The first bit of the ride was on nearly empty roads through forest and scrubby trees and occasional olive groves and vineyards.  Soon though, we turned onto a much busier road that had been scraped to be resurfaced but apparently never re-paved.  We weren’t loving the bumpy ride or the traffic but gratefully it didn’t last too long, and soon we were back to rolling hills on pretty quiet roads.  With a few days off the bike, the gentle terrain was sure welcome!

Before we hardly knew it, we were a few kilometers out of Rovinj and the campground hunt began.  We rolled past a few and even went into reception at one large campground but we just weren’t loving it so we headed right back out to a different spot just north of town with a nice overlook of the water and the old city.  Once we had a chance to read about it, our guidebook actually notes that the first campground we stopped at is a nudist camp although we rode clear through it and everyone we saw was fully clothed.  Weird!

Once we got camp set up we made an early dinner and showered before heading into the city for some groceries and sightseeing.  We spent quite a bit of time rolling around the quaint harbors and eventually walking up to the old church.

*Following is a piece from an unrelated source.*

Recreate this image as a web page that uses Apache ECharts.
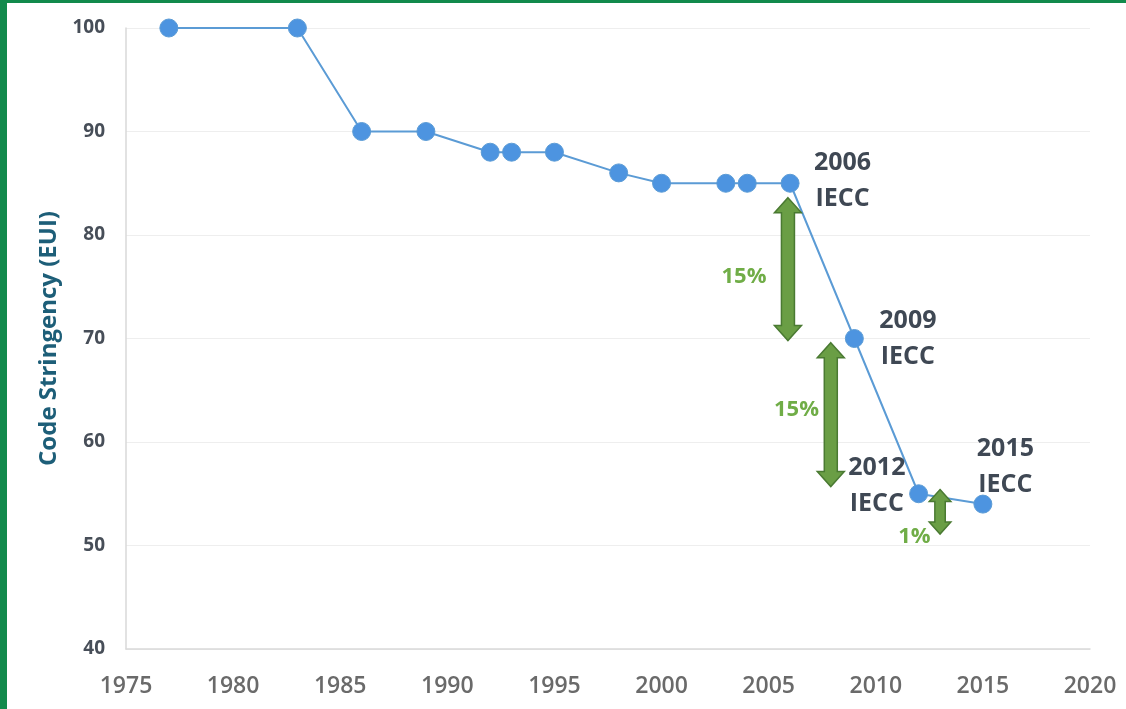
<!DOCTYPE html>
<html><head><meta charset="utf-8">
<script src="https://cdn.jsdelivr.net/npm/echarts@6/dist/echarts.min.js"></script>
<style>
html,body{margin:0;padding:0;background:#fff;}
#wrap{position:absolute;left:0;top:0;width:1126px;height:709px;box-sizing:border-box;border-left:7px solid #128a4c;border-top:3px solid #128a4c;background:#fff;}
#c{position:absolute;left:-7px;top:-3px;width:1126px;height:709px;}
</style></head>
<body><div id="wrap"><div id="c"></div></div>
<script>
const years = [1977,1983,1986,1989,1992,1993,1995,1998,2000,2003,2004,2006,2009,2012,2015];
const stringency = [100,100,90,90,88,88,88,86,85,85,85,85,70,55,54];
const xTicks = {min:1975, max:2020, step:5};
const yTicks = {min:40, max:100, step:10};
const codeLabels = [
  [2008.45, 85.2, '2006\nIECC'],
  [2011.5, 70.0, '2009\nIECC'],
  [2010.05, 55.75, '2012\nIECC'],
  [2016.05, 57.6, '2015\nIECC']
];
// arrows: x, top value, bottom value, relative size
const arrows = [
  [2005.9, 83.6, 69.8, 1],
  [2007.9, 69.6, 55.7, 1],
  [2013.0, 55.4, 51.1, 0.8]
];
const pctLabels = [
  [2003.85, 76.0, '15%'],
  [2006.3, 63.1, '15%'],
  [2011.8, 50.8, '1%']
];

const chart = echarts.init(document.getElementById('c'));
chart.setOption({
  backgroundColor:'transparent',
  animation:false,
  grid:{left:126, right:36, top:28, bottom:60},
  xAxis:{type:'value', min:xTicks.min, max:xTicks.max, interval:xTicks.step,
    axisLine:{show:true, lineStyle:{color:'#d9d9d9', width:1.5}},
    axisTick:{show:false}, splitLine:{show:false},
    axisLabel:{margin:26, color:'#6a6a6a', fontSize:23, fontWeight:600, formatter:v=>String(v),
      fontFamily:'"Open Sans",sans-serif'}},
  yAxis:{type:'value', min:yTicks.min, max:yTicks.max, interval:yTicks.step,
    name:'Code Stringency (EUI)', nameLocation:'middle', nameGap:65, nameRotate:90,
    nameTextStyle:{color:'#1d5e78', fontSize:24, fontWeight:'bold', fontFamily:'"Open Sans",sans-serif'},
    axisLine:{show:true, lineStyle:{color:'#d9d9d9', width:1.5}},
    axisTick:{show:false},
    splitLine:{lineStyle:{color:'#eeeeee', width:1}},
    axisLabel:{margin:21, color:'#474e58', fontSize:19, fontWeight:'bold', fontFamily:'"Open Sans",sans-serif'}},
  series:[
    {type:'line', data:years.map((y,i)=>[y,stringency[i]]),
      lineStyle:{color:'#5b9bd5', width:2}, symbol:'circle', symbolSize:18,
      itemStyle:{color:'#4d94e0', borderColor:'#5b9bd5', borderWidth:1}, z:2},
    {type:'custom', data:arrows, encode:{x:0,y:[1,2]}, z:5,
      renderItem:function(params, api){
        const t = api.coord([api.value(0), api.value(1)]);
        const b = api.coord([api.value(0), api.value(2)]);
        const s = api.value(3);
        const cx = t[0], sw = 6.5*s, hw = 13.5*s, hl = 15*s;
        return {type:'polygon', shape:{points:[
          [cx,t[1]],[cx+hw,t[1]+hl],[cx+sw,t[1]+hl],[cx+sw,b[1]-hl],[cx+hw,b[1]-hl],
          [cx,b[1]],[cx-hw,b[1]-hl],[cx-sw,b[1]-hl],[cx-sw,t[1]+hl],[cx-hw,t[1]+hl]]},
          style:{fill:'#6a9e45', stroke:'#4a7a32', lineWidth:1.5}};
      }},
    {type:'custom', data:codeLabels, encode:{x:0,y:1}, z:4,
      renderItem:function(params, api){
        const p = api.coord([api.value(0), api.value(1)]);
        return {type:'text', x:p[0], y:p[1], style:{text:codeLabels[params.dataIndex][2],
          fill:'#3f4854', fontSize:25, fontWeight:'bold', fontFamily:'"Open Sans",sans-serif',
          align:'center', verticalAlign:'middle', lineHeight:36}};
      }},
    {type:'custom', data:pctLabels, encode:{x:0,y:1}, z:6,
      renderItem:function(params, api){
        const p = api.coord([api.value(0), api.value(1)]);
        return {type:'text', x:p[0], y:p[1], style:{text:pctLabels[params.dataIndex][2],
          fill:'#70ad47', fontSize:22, fontWeight:'bold', fontFamily:'"Open Sans",sans-serif',
          align:'center', verticalAlign:'middle'}};
      }}
  ]
});
</script></body></html>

The city is full of artists shops and we spent forever looking through each of their galleries and admiring their work.  Finally, we stopped for groceries before heading to the dock to eat our pastries.

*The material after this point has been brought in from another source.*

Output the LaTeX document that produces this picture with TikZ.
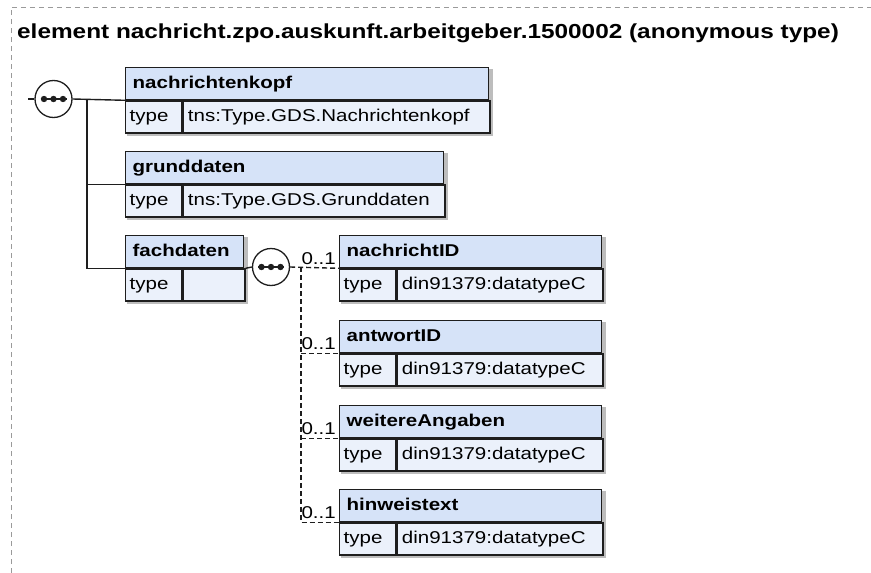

As we sat there eating and photographing the sunset, multiple people saw our bikes and our food panniers and stopped to chat about our trip.  We are always amazed at how much attention we generate when we go out in public with our bikes, even when we aren’t fully loaded!  Today we met a nice couple from Indianapolis and another from northern Germany, both here on vacation for a few weeks.

We watched the sun set most of the way before rolling back to camp to blog and photo process before bed!



2 Responses

  1. Amanda says:

    Bree, I am totally impressed by your bravery! Both of you are amazing. Rob says he’d like to do something like this, but I’m not so sure. I don’t think I’m as brave as you guys are!

    • Bree says:

      We see people out here from time to time even doing it with multiple children in tow. Man, they are way braver than me! The good news is that if Rob wasn’t so hard core, your tour wouldn’t have to be either!